Но Оливер больше уже не нашел своей сестры. Когда смертоносная чума ударила по сутолоке Священного года[13], он осмелился посетить Рим, охваченный ужасом, покинутый Папой, курией и магистратом. Кардинальский дворец и дом Россы он нашел тоже пустыми. Одни говорили, что куртизанка умерла, другие утверждали, что она еще до начала эпидемии бежала в Неаполь с придворным короля Альфонса, третьи якобы видели ее в свите Борджиа, бежавшего от чумы на юг. Оливер почувствовал грусть; захватив с собой маленький портрет Луизы, он отправился вместе с копиистом Джорджио Трапезунцио во Флоренцию.
Там работал он поначалу опять как писец и брадобрей; натолкнувшись благодаря одной покровительствовавшей ему публичной женщине на мысль изготовлять разные притирания и косметики, он достиг в короткое время известного благосостояния. Но снадобья его содержали в себе слишком много ртути и были вредны для здоровья, посему он с трудом избежал Барджелло[14].
После этого наступил период его пятилетнего странствования под сотней различных масок и имен. Был он писцом, школяром, брадобреем, врачом-шарлатаном и чернокнижником, шпионом, сутенером и шулером, прошел через многие жизненные бездны и сквозь водовороты быстротечной судьбы; он шел, лишь задеваемый событиями, но не захваченный ими, никогда не оставляющий за собой ничего, кроме платья, изредка кусочка кожи, более любимый, чем ненавидимый людьми, сам же не любящий и не ненавидящий никого, пользующийся своим превосходством, но не алчный до денег и все сильнее чувствующий тоску по северу.
Оливеру было двадцать пять лет, когда он вновь объявился в Генте. В первый же день его потянуло в Тильт. Он пришел туда в обеденный час; без волнения смотрел он на кирпичную деревенскую церковь, знакомые дома и дорожки, на родительский двор. «Чего мне здесь надо?» – спросил он сам себя, удивленный все не покидавшим его чувством ожидания. Элиза превратилась в грузную матрону с прядями седых волос. Она обернулась к дверям и сказала своим глухим, несколько гортанным голосом:
– Ах, Оливер!
Поднявшись с приветливым видом, она пошла к нему навстречу. Генрих, начавший уже лысеть, приветствовал его и, указав почти торжественным движением на хорошенькую молодую женщину, сидевшую около него, сказал:
– Это Лизбет, дочь мейстера Виллема Рима. Мы женаты уже два года.
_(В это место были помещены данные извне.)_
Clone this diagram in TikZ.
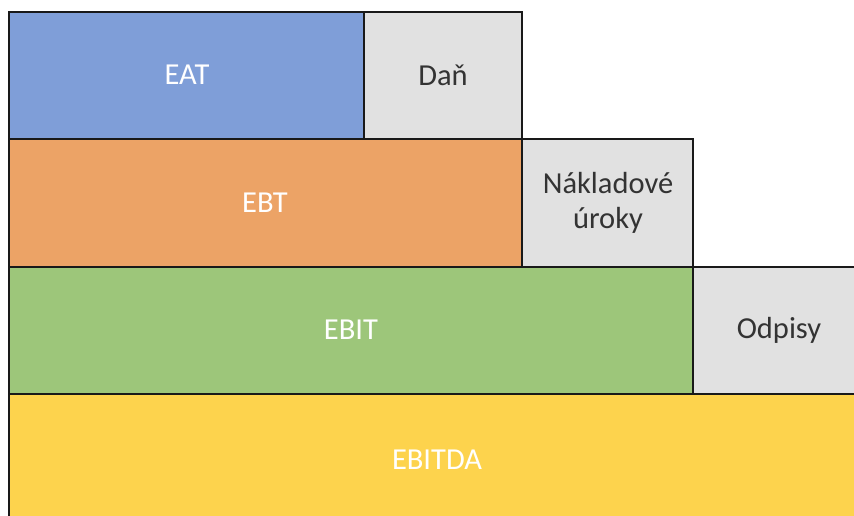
\documentclass[tikz,border=0pt]{standalone}
\usepackage{fontspec}
\setmainfont{Carlito}
\begin{document}
\begin{tikzpicture}[x=1pt,y=-1pt,
  cell/.style={draw=black!90,line width=1.8pt},
  lbl/.style={font=\fontsize{30.5}{35}\selectfont,align=center},
  light/.style={lbl,text=white},
  dark/.style={lbl,text=black!80}]
\definecolor{eatblue}{HTML}{7F9ED8}
\definecolor{ebtorange}{HTML}{ECA366}
\definecolor{ebitgreen}{HTML}{9DC67A}
\definecolor{ebitdayellow}{HTML}{FDD34D}
\definecolor{costgray}{HTML}{E1E1E1}
\useasboundingbox (0,0) rectangle (854,516);
% coloured profit levels
\draw[cell,fill=ebitdayellow] (9,394) rectangle (870,530);
\draw[cell,fill=ebitgreen] (9,267) rectangle (693,394);
\draw[cell,fill=ebtorange] (9,139) rectangle (522,267);
\draw[cell,fill=eatblue] (9,12) rectangle (364,139);
% deducted items
\draw[cell,fill=costgray] (364,12) rectangle (522,139);
\draw[cell,fill=costgray] (522,139) rectangle (693,267);
\draw[cell,fill=costgray] (693,267) rectangle (870,394);
% labels
\node[light] (eat) at (187,75) {EAT};
\node[dark] (dan) at (443,75) {Daň};
\node[light] (ebt) at (265,203) {EBT};
\node[dark] (urok) at (608,203) {Nákladové\\úroky};
\node[light] (ebit) at (351,330) {EBIT};
\node[dark] (odp) at (779,330) {Odpisy};
\node[light] (ebitda) at (437,460) {EBITDA};
\end{tikzpicture}
\end{document}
Но всех их Оливер подарил лишь беглым взглядом и таким же словом. За столом около Лизбет сидела девочка лет десяти – двенадцати, улыбнувшаяся ему, как только он вошел в комнату. Редко случалось, чтобы люди ему улыбались, и никогда еще и с ним не бывало, чтобы улыбающийся человек распространял вокруг себя свет, который отразился бы у него в глазах и в груди. Он ответил на ее улыбку хорошим смехом, а ведь смеялся он не часто. Чистая и неведомая радость пронизала его, как хмель, – да, как хмель, и переплелась с опьяняющей мыслью: а ведь я ожидал эту радость.
Он отвел свой счастливый взгляд от серых глаз и чудесных зубов девочки, с торжеством взглянул на других, и вот все трое засмеялись, и комната больше уже не была темной. Элиза сказала:
– Я рада, что тебе хорошо, Оливер.
А Лизбет объяснила:
– Это Анна, моя сестренка.
Оливер опять взглянул на девочку.
– Ну, теперь я остаюсь в Генте, – сказал он, продолжая улыбаться.
Оливер вступил в цех брадобреев. Ему не трудно было этого добиться, ибо он был Неккером, человеком, совершившим далекое путешествие, а также и потому, что он работал в качестве старшего подмастерья у Виллема Рима, цехового мастера, уважаемого вождя гентского освободительного движения. Оливер вскоре сделался мастером и реорганизовал вместе с Виллемом Римом оппозиционную партию, очень озлобленную в результате несчастной войны с Бургундией и потери исконных городских вольностей. Старый мастер любил его как сына, видел в нем только патриота и ловкого цехового подмастерья и, когда Анне минуло пятнадцать лет, выдал ее за него замуж. Вскоре после этого Рим умер, и Оливер наследовал от него и его профессию, и его политическую деятельность.